Agata Szwed – Europe Direct – illustrated the methodologies and resources employed by the European Union in order to discourage the spread of disinformation, such as the East StratCom Task Force, which has the function of promoting effective communication by raising awareness of disinformation narratives and the negative effects produced by the lack of transparency. The EUvsDisinfo project constitutes an effective resource: its website contains a comprehensive database on cases of disinformation, as well as a quiz that tests the reader’s capability to distinguish between disinformation, satire and unbelievable facts. Szwed concluded her presentation by addressing the issue of disinformation on migration and the diffusion of stories that perpetuate stereotyped, long-standing narratives on migrants, furthermore emphasising the importance of educating younger generations on the impact that disinformation campaigns have on the most vulnerable groups.

Agnieszka Łukasik-Tureck – Professor at the Catholic University in Lublin – discussed the topic of pro-Kremlin disinformation on social media, starting from the differentiation between the various types of distorted information and subsequently illustrating the five pillars of Russia’s disinformation and propaganda ecosystem, which employs the ‘fire hose of falsehood’ technique. Professor Łukasik-Turecka concluded that, although social media is just one of the five pillars upon which the Russian disinformation ecosystem is based, it plays a significant role for two main reasons: its ability to spread content on a massive scale and the complexity of verifying the authenticity of the message. 

Afterwards, Doctor Marta Szulc – the University of Szczecin – provided a meaningful insight on the effects that disinformation produces on the lives of young people, moreover describing the youth’s method of evaluating online information, based on You Tube, Instagram and TikTok — platforms that are captivating, but far less accurate. For the aforementioned reason, young people are more inclined to fall into the trap of disinformation. In addition, the majority of children gathers information from influencers and celebrities rather than traditional news outlets, demonstrating that acquiring the skills of critical thinking and media awareness is pivotal, especially in cases of digital literacy.

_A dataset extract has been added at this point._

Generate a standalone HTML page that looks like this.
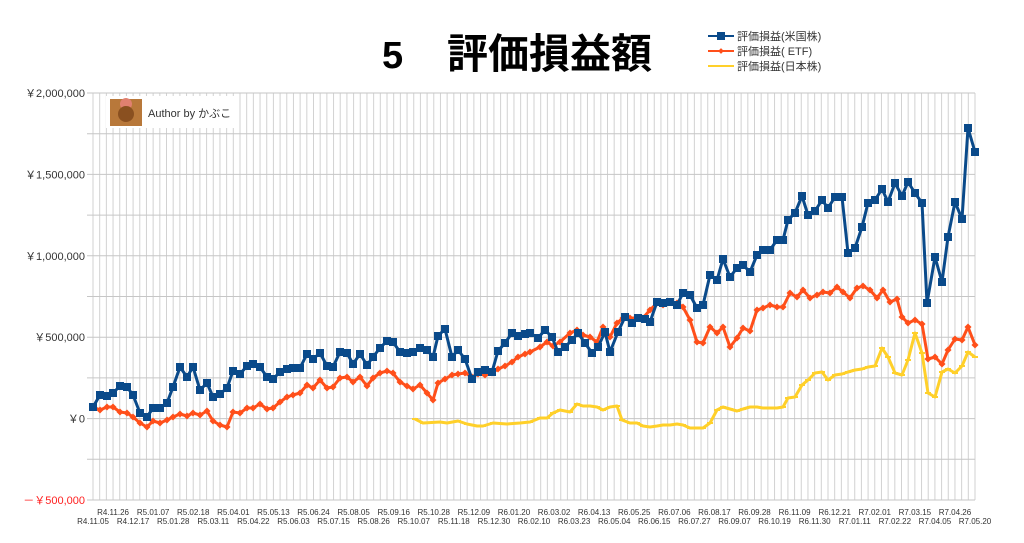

Weronika Gocłowska – spokesperson of the Maritime University of Szczecin – stated that lies are the driving force of interpersonal communication and carried on by investigating the motives and consequences of deviating from the truth, namely the attempt to conceal the truth, the lack of research and the lack of remorse, moreover including practical examples based on current events.

Lastly, Agnieszka Demczuk – Professor at the University of Maria Skłodowska, Curie in Lublin –  dealt with the epidemic of misinformation, disinformation and conspiracy theories built around SARS-CoV-2 and COVID-19. After displaying the data related to the harmful effects that the COVID-19 infodemic — hence ‘information pandemic’ centred on rumours, stigma conspiracy theories — has produced on people’s physical and mental health, Professor Demczuk explained the reasons behind falsehood’s fast and broad diffusion and finally discussed the main sources of distorted information in Poland during the pandemic and the problems that were consequently generated by this phenomenon.

Part two featured an online panel with experts from other countries such as Georgia, Turkey, Ukraine, and Slovakia. The experts mainly discussed the problem of disinformation, misinformation, malinformation, propaganda and fake news in the Russian war against Ukraine. They mainly focused on how disinformation, propaganda, fake news are present in their media, and how their countries are fighting these threats. After the panel, a Q&A session followed.